The Barnes Hedgehog Superhighway is the brainchild of Barnes resident Michel Birkenwald. His ambition is to build the largest hedgehog superhighway in the country enabling Barnes’ healthy population of hedgehogs to move freely in search of food and shelter. The move to securing home with fences and walls makes life very hard for hedgehogs so the little holes that are provided by Barnes Hedgehogs can make a massive difference to their survival rates.
Barnes Town Centre Manager Emma Robinson has teamed up with Barnes Hedgehogs to help them spread the word about the Barnes Hedgehog Superhighway as part of the Town Team’s destination management project. Together Emma and Michel have organised a hedgehog awareness-raising art exhibition and are planning other joint-projects.
We are now helping Barnes Hedgehogs in extending the Superhighway to East Sheen. If you want to be part of the Hedgehog Superhighway contact Michel at email@example.com. He provides a hole cutting service for free but will ask for a donation to his project: £10 per garden to finance the equipment and the highway plaques. He can cut holes in timber fences and brick walls.
Once you’ve joined the Superhighway, make sure your garden is hedgehog-safe. If you have a pond, place a small ramp in it, avoid using slug- and insect killing chemicals, and create a wild corner of your garden where hedgehogs can hide away. You can put out food and water for them, or even build a little house.

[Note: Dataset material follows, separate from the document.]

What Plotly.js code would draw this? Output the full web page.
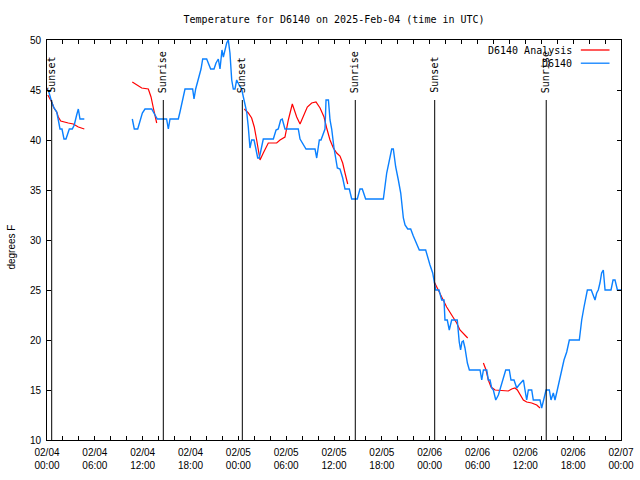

The Barnes Hedgehogs campaign also provides an emergency rescue service. If you find a wounded hedgehog you can take it to Medivet on Church Road in Barnes and it will be transported to Tiggywinkles Wildlife Hospital in Aylesbury.
Michel’s campaign has helped to put Barnes on the conservation map and his work has been featured on TV including BBC Countryfile Diaries and Sky TV. In 2018 he received a he Local Conservation award from IFAW.